Pakistan's President Pervez Musharraf said on Sunday a general election would be held by Jan. 9 but under a state of emergency he imposed eight days ago.

Musharraf, under pressure from rivals and Western allies to put nuclear-armed Pakistan back on a path to democracy, said the National Assembly and provincial assemblies would be dissolved in coming days, upon completion of their terms.

The army chief also told a news conference he would quit the military and be sworn in as a civilian president as soon as the Supreme Court struck down challenges to his Oct. 6 re-election. He said he hoped that would happen as soon as possible.

Fresh violence erupted between police and supporters of opposition leader Benazir Bhutto with four people hurt when police fired to break up protests in Bhutto's home province of Sindh, and many people detained, a party official said.

Bhutto, who has been demanding an end to emergency rule and a speedy poll, said the announcement on the vote was positive.

U.S. Secretary of State Condoleezza Rice also welcomed the announcement but called for an end to emergency rule.

The United States is worried the turmoil will hamper its ally's efforts against terrorism. Pakistani forces are battling a growing Islamist insurgency along the Afghan border -- where Osama bin Laden is believed to be hiding.

Musharraf, who said last week the election would be held by mid-February, said it was up to the Election Commission to decide on the date of the vote but added it had to be within 60 days of the dissolution of the assemblies.

He said the elections should be held before Jan. 9, ahead of the start of an annual Shi'ite Muslim period of mourning when sectarian violence often rises in Pakistan.

Before Musharraf declared emergency rule on Nov. 3, sparking a storm of criticism, polls had been expected by mid-January.

Since suspending the constitution, Musharraf has sacked most judges, locked up lawyers, rounded up most of the political opposition and rights activists, justifying his steps by saying the judiciary was hampering the battle against militants and interfering with governance.

Diplomats say Musharraf's main objective was to stop the Supreme Court ruling his re-election invalid, upholding rivals' protests that he was ineligible to run while army chief.


Musharraf declined to say when the constitution would be restored or emergency lifted. He said the decision to impose the emergency had been the hardest he had ever taken but said it reinforced the battle against militants and ensured fair polls.

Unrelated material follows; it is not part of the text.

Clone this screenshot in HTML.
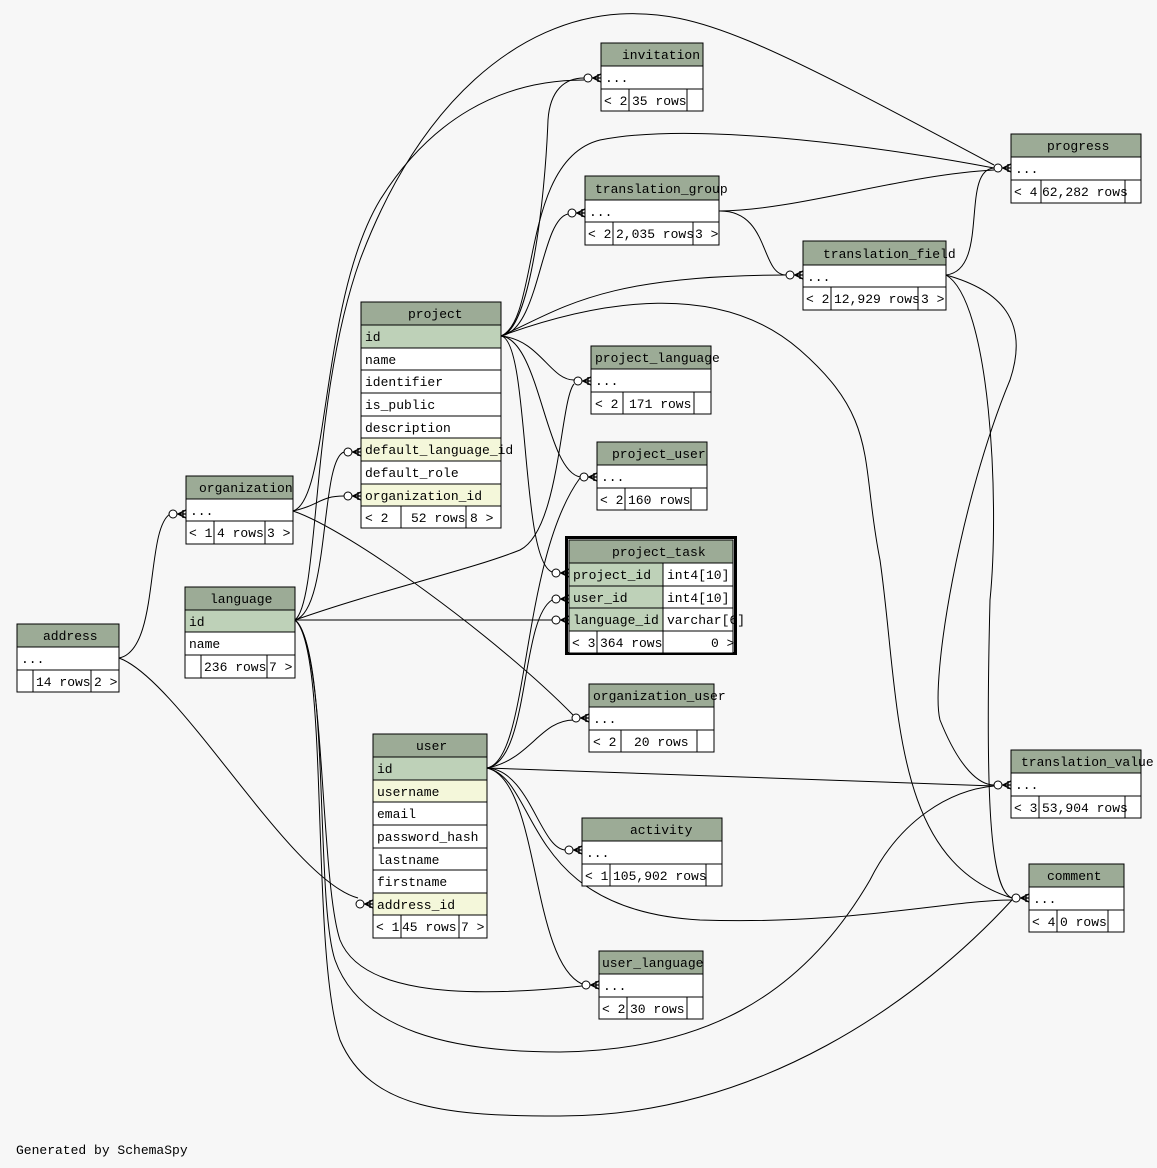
<!DOCTYPE html>
<html><head><meta charset="utf-8"><style>
html,body{margin:0;padding:0;background:#f7f7f7}
svg{display:block}
text{font-family:"Liberation Mono",monospace;font-size:13px;fill:#000}
.h{fill:#9cab96;stroke:#000;stroke-width:1}
.w{fill:#fff;stroke:#000;stroke-width:1}
.k{fill:#bed1b8;stroke:#000;stroke-width:1}
.f{fill:#f4f7da;stroke:#000;stroke-width:1}
.e{fill:none;stroke:#000;stroke-width:1}
</style></head><body>
<svg width="1157" height="1168" viewBox="0 0 1157 1168" xmlns="http://www.w3.org/2000/svg">
<defs>
<g id="m"><circle cx="-13" cy="0" r="4" fill="#fff" stroke="#000"/><path d="M-9,0 L0,0 M-8,0 L0,-4 M-8,0 L0,4 M-3,-4 L-3,4" stroke="#000" fill="none" stroke-width="1.3"/></g>
</defs>
<rect width="1157" height="1168" fill="#f7f7f7"/>
<g class="e">
<path d="M501,336 C530,330 545,200 548,120 C550,90 565,78 584,78"/>
<path d="M501,336 C540,320 520,160 600,140 C700,120 900,150 994,168"/>
<path d="M501,336 C540,330 540,220 568,214"/>
<path d="M501,336 C560,310 600,275 786,275"/>
<path d="M501,336 C540,340 550,380 574,380"/>
<path d="M501,336 C540,340 545,470 580,477"/>
<path d="M501,336 C530,340 520,560 552,572"/>
<path d="M501,336 C600,300 720,280 800,350 C880,420 860,460 880,560 C900,700 890,860 1012,898"/>
<path d="M293,511 C330,500 320,300 380,200 C430,120 500,80 584,80"/>
<path d="M293,511 C320,505 320,496 344,496"/>
<path d="M293,511 C350,530 500,640 574,716"/>
<path d="M295,620 C330,610 320,460 344,452"/>
<path d="M295,620 C380,590 470,570 520,550 C560,530 560,400 574,384"/>
<path d="M295,620 L552,620"/>
<path d="M295,620 C325,640 320,880 340,940 C360,990 450,1000 582,986"/>
<path d="M295,620 C320,600 310,400 360,260 C420,100 520,20 620,14 C700,10 760,40 994,165"/>
<path d="M295,620 C330,650 315,900 335,960 C360,1030 450,1052 560,1052 C700,1050 800,1000 870,880 C900,820 950,790 994,786"/>
<path d="M295,620 C330,650 310,950 340,1040 C370,1110 450,1116 560,1116 C760,1116 920,1000 1012,900"/>
<path d="M119,658 C160,650 145,530 170,514"/>
<path d="M119,658 C180,680 290,880 358,898"/>
<path d="M487,768 C530,760 520,560 580,478"/>
<path d="M487,768 C530,760 520,620 552,600"/>
<path d="M487,768 C530,760 540,720 574,720"/>
<path d="M487,768 L994,786"/>
<path d="M487,768 C530,770 540,850 566,850"/>
<path d="M487,768 C540,780 520,910 700,920 C850,925 950,900 1012,900"/>
<path d="M487,768 C540,780 530,960 582,984"/>
<path d="M719,211 C770,210 760,275 786,275"/>
<path d="M719,211 C800,210 900,175 994,170"/>
<path d="M946,275 C990,270 960,170 994,168"/>
<path d="M946,275 C1000,290 1030,320 1010,380 C960,500 930,680 940,720 C960,770 980,785 994,785"/>
<path d="M946,275 C990,300 1000,500 990,600 C985,800 990,890 1012,898"/>
</g>
<use href="#m" x="601" y="78"/>
<use href="#m" x="1011" y="168"/>
<use href="#m" x="585" y="213"/>
<use href="#m" x="803" y="275"/>
<use href="#m" x="591" y="381"/>
<use href="#m" x="597" y="477"/>
<use href="#m" x="569" y="573"/>
<use href="#m" x="569" y="599"/>
<use href="#m" x="569" y="620"/>
<use href="#m" x="1029" y="898"/>
<use href="#m" x="361" y="452"/>
<use href="#m" x="361" y="496"/>
<use href="#m" x="186" y="514"/>
<use href="#m" x="373" y="904"/>
<use href="#m" x="589" y="718"/>
<use href="#m" x="582" y="850"/>
<use href="#m" x="599" y="985"/>
<use href="#m" x="1011" y="785"/>

<rect class="h" x="601" y="43" width="102" height="23"/><text x="622" y="59">invitation</text>
<rect class="w" x="601" y="66" width="102" height="23"/><text x="605" y="82">...</text>
<rect class="w" x="601" y="89" width="28" height="22"/><rect class="w" x="629" y="89" width="58" height="22"/><rect class="w" x="687" y="89" width="16" height="22"/>
<text x="604" y="105">&lt; 2</text><text x="632" y="105">35 rows</text>

<rect class="h" x="1011" y="134" width="130" height="23"/><text x="1047" y="150">progress</text>
<rect class="w" x="1011" y="157" width="130" height="23"/><text x="1015" y="173">...</text>
<rect class="w" x="1011" y="180" width="30" height="23"/><rect class="w" x="1041" y="180" width="84" height="23"/><rect class="w" x="1125" y="180" width="16" height="23"/>
<text x="1014" y="196">&lt; 4</text><text x="1042" y="196">62,282 rows</text>

<rect class="h" x="585" y="176" width="134" height="24"/><text x="595" y="193">translation_group</text>
<rect class="w" x="585" y="200" width="134" height="22"/><text x="589" y="216">...</text>
<rect class="w" x="585" y="222" width="28" height="23"/><rect class="w" x="613" y="222" width="80" height="23"/><rect class="w" x="693" y="222" width="26" height="23"/>
<text x="588" y="238">&lt; 2</text><text x="616" y="238">2,035 rows</text><text x="695" y="238">3 &gt;</text>

<rect class="h" x="803" y="241" width="143" height="24"/><text x="823" y="258">translation_field</text>
<rect class="w" x="803" y="265" width="143" height="22"/><text x="807" y="281">...</text>
<rect class="w" x="803" y="287" width="28" height="23"/><rect class="w" x="831" y="287" width="87" height="23"/><rect class="w" x="918" y="287" width="28" height="23"/>
<text x="806" y="303">&lt; 2</text><text x="834" y="303">12,929 rows</text><text x="921" y="303">3 &gt;</text>

<rect class="h" x="361" y="302" width="140" height="23"/><text x="408" y="318">project</text>
<rect class="k" x="361" y="325" width="140" height="23"/><text x="365" y="341">id</text>
<rect class="w" x="361" y="348" width="140" height="22"/><text x="365" y="364">name</text>
<rect class="w" x="361" y="370" width="140" height="23"/><text x="365" y="386">identifier</text>
<rect class="w" x="361" y="393" width="140" height="23"/><text x="365" y="409">is_public</text>
<rect class="w" x="361" y="416" width="140" height="22"/><text x="365" y="432">description</text>
<rect class="f" x="361" y="438" width="140" height="23"/><text x="365" y="454">default_language_id</text>
<rect class="w" x="361" y="461" width="140" height="23"/><text x="365" y="477">default_role</text>
<rect class="f" x="361" y="484" width="140" height="22"/><text x="365" y="500">organization_id</text>
<rect class="w" x="361" y="506" width="40" height="22"/><rect class="w" x="401" y="506" width="65" height="22"/><rect class="w" x="466" y="506" width="35" height="22"/>
<text x="365" y="522">&lt; 2</text><text x="411" y="522">52 rows</text><text x="470" y="522">8 &gt;</text>

<rect class="h" x="591" y="346" width="120" height="23"/><text x="595" y="362">project_language</text>
<rect class="w" x="591" y="369" width="120" height="23"/><text x="595" y="385">...</text>
<rect class="w" x="591" y="392" width="32" height="22"/><rect class="w" x="623" y="392" width="71" height="22"/><rect class="w" x="694" y="392" width="17" height="22"/>
<text x="595" y="408">&lt; 2</text><text x="629" y="408">171 rows</text>

<rect class="h" x="597" y="442" width="110" height="23"/><text x="612" y="458">project_user</text>
<rect class="w" x="597" y="465" width="110" height="23"/><text x="601" y="481">...</text>
<rect class="w" x="597" y="488" width="28" height="22"/><rect class="w" x="625" y="488" width="66" height="22"/><rect class="w" x="691" y="488" width="16" height="22"/>
<text x="600" y="504">&lt; 2</text><text x="628" y="504">160 rows</text>

<rect x="566.5" y="537.5" width="169" height="116" fill="none" stroke="#000" stroke-width="3"/>
<rect class="h" x="569" y="540" width="164" height="23"/><text x="612" y="556">project_task</text>
<rect class="k" x="569" y="563" width="94" height="23"/><rect class="w" x="663" y="563" width="70" height="23"/><text x="573" y="579">project_id</text><text x="667" y="579">int4[10]</text>
<rect class="k" x="569" y="586" width="94" height="22"/><rect class="w" x="663" y="586" width="70" height="22"/><text x="573" y="602">user_id</text><text x="667" y="602">int4[10]</text>
<rect class="k" x="569" y="608" width="94" height="23"/><rect class="w" x="663" y="608" width="70" height="23"/><text x="573" y="624">language_id</text><text x="667" y="624">varchar[6]</text>
<rect class="w" x="569" y="631" width="28" height="22"/><rect class="w" x="597" y="631" width="66" height="22"/><rect class="w" x="663" y="631" width="70" height="22"/>
<text x="572" y="647">&lt; 3</text><text x="600" y="647">364 rows</text><text x="711" y="647">0 &gt;</text>

<rect class="h" x="186" y="476" width="107" height="23"/><text x="199" y="492">organization</text>
<rect class="w" x="186" y="499" width="107" height="22"/><text x="190" y="515">...</text>
<rect class="w" x="186" y="521" width="28" height="23"/><rect class="w" x="214" y="521" width="51" height="23"/><rect class="w" x="265" y="521" width="28" height="23"/>
<text x="189" y="537">&lt; 1</text><text x="217" y="537">4 rows</text><text x="267" y="537">3 &gt;</text>

<rect class="h" x="185" y="587" width="110" height="23"/><text x="210" y="603">language</text>
<rect class="k" x="185" y="610" width="110" height="22"/><text x="189" y="626">id</text>
<rect class="w" x="185" y="632" width="110" height="23"/><text x="189" y="648">name</text>
<rect class="w" x="185" y="655" width="16" height="23"/><rect class="w" x="201" y="655" width="66" height="23"/><rect class="w" x="267" y="655" width="28" height="23"/>
<text x="204" y="671">236 rows</text><text x="269" y="671">7 &gt;</text>

<rect class="h" x="17" y="624" width="102" height="23"/><text x="43" y="640">address</text>
<rect class="w" x="17" y="647" width="102" height="23"/><text x="21" y="663">...</text>
<rect class="w" x="17" y="670" width="16" height="22"/><rect class="w" x="33" y="670" width="58" height="22"/><rect class="w" x="91" y="670" width="28" height="22"/>
<text x="36" y="686">14 rows</text><text x="94" y="686">2 &gt;</text>

<rect class="h" x="589" y="684" width="125" height="23"/><text x="593" y="700">organization_user</text>
<rect class="w" x="589" y="707" width="125" height="23"/><text x="593" y="723">...</text>
<rect class="w" x="589" y="730" width="32" height="22"/><rect class="w" x="621" y="730" width="76" height="22"/><rect class="w" x="697" y="730" width="17" height="22"/>
<text x="593" y="746">&lt; 2</text><text x="634" y="746">20 rows</text>

<rect class="h" x="373" y="734" width="114" height="23"/><text x="416" y="750">user</text>
<rect class="k" x="373" y="757" width="114" height="23"/><text x="377" y="773">id</text>
<rect class="f" x="373" y="780" width="114" height="22"/><text x="377" y="796">username</text>
<rect class="w" x="373" y="802" width="114" height="23"/><text x="377" y="818">email</text>
<rect class="w" x="373" y="825" width="114" height="23"/><text x="377" y="841">password_hash</text>
<rect class="w" x="373" y="848" width="114" height="22"/><text x="377" y="864">lastname</text>
<rect class="w" x="373" y="870" width="114" height="23"/><text x="377" y="886">firstname</text>
<rect class="f" x="373" y="893" width="114" height="22"/><text x="377" y="909">address_id</text>
<rect class="w" x="373" y="915" width="28" height="23"/><rect class="w" x="401" y="915" width="58" height="23"/><rect class="w" x="459" y="915" width="28" height="23"/>
<text x="376" y="931">&lt; 1</text><text x="402" y="931">45 rows</text><text x="461" y="931">7 &gt;</text>

<rect class="h" x="1011" y="750" width="130" height="23"/><text x="1021" y="766">translation_value</text>
<rect class="w" x="1011" y="773" width="130" height="23"/><text x="1015" y="789">...</text>
<rect class="w" x="1011" y="796" width="28" height="22"/><rect class="w" x="1039" y="796" width="86" height="22"/><rect class="w" x="1125" y="796" width="16" height="22"/>
<text x="1014" y="812">&lt; 3</text><text x="1042" y="812">53,904 rows</text>

<rect class="h" x="582" y="818" width="140" height="23"/><text x="630" y="834">activity</text>
<rect class="w" x="582" y="841" width="140" height="23"/><text x="586" y="857">...</text>
<rect class="w" x="582" y="864" width="28" height="22"/><rect class="w" x="610" y="864" width="96" height="22"/><rect class="w" x="706" y="864" width="16" height="22"/>
<text x="585" y="880">&lt; 1</text><text x="613" y="880">105,902 rows</text>

<rect class="h" x="1029" y="864" width="95" height="23"/><text x="1047" y="880">comment</text>
<rect class="w" x="1029" y="887" width="95" height="23"/><text x="1033" y="903">...</text>
<rect class="w" x="1029" y="910" width="28" height="22"/><rect class="w" x="1057" y="910" width="51" height="22"/><rect class="w" x="1108" y="910" width="16" height="22"/>
<text x="1032" y="926">&lt; 4</text><text x="1060" y="926">0 rows</text>

<rect class="h" x="599" y="951" width="104" height="23"/><text x="602" y="967">user_language</text>
<rect class="w" x="599" y="974" width="104" height="23"/><text x="603" y="990">...</text>
<rect class="w" x="599" y="997" width="28" height="22"/><rect class="w" x="627" y="997" width="60" height="22"/><rect class="w" x="687" y="997" width="16" height="22"/>
<text x="602" y="1013">&lt; 2</text><text x="630" y="1013">30 rows</text>

<text x="16" y="1154">Generated by SchemaSpy</text>
</svg>
</body></html>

Certainly, the emergency is required to ensure peace in Pakistan, to ensure an environment conducive for elections.

He said he expected politicians detained over the past week to be freed to take part in the elections.

The government says 2,500 people have been detained during the emergency, although Bhutto's Pakistan People's Party says more than 5,000 of its activists have been picked up.

The United States, which values Musharraf as an ally in the fight against al Qaeda and the Taliban, has said it expects Musharraf, who took power in a bloodless 1999 coup, to quit the army, become a civilian leader and hold elections.

Rice told ABC's This Week programme Musharraf's promised steps were essential to getting Pakistan back on a democratic path but added: We are also encouraging that the state of emergency has got to be lifted and lifted as soon as possible.

Bhutto plans to begin a long march motorcade protest in Lahore on Tuesday unless Musharraf quits the military, rolls back emergency rule and restores the constitution. She has called for the reinstatement of sacked judges but Musharraf ruled that out.

It is a positive step ... but it will not help to resolve all problems, Bhutto, who has been in power-sharing talks with Musharraf, told reporters in Lahore, referring to the vote announcement. The long march will continue.

Bhutto's supporters and other activists have clashed with police in various parts of the country but there has been no major violence.

Musharraf said caretaker governments would be set up when assemblies were dissolved. This is history, ladies and gentlemen, because this is the first time all the assemblies will have completed their terms, he said.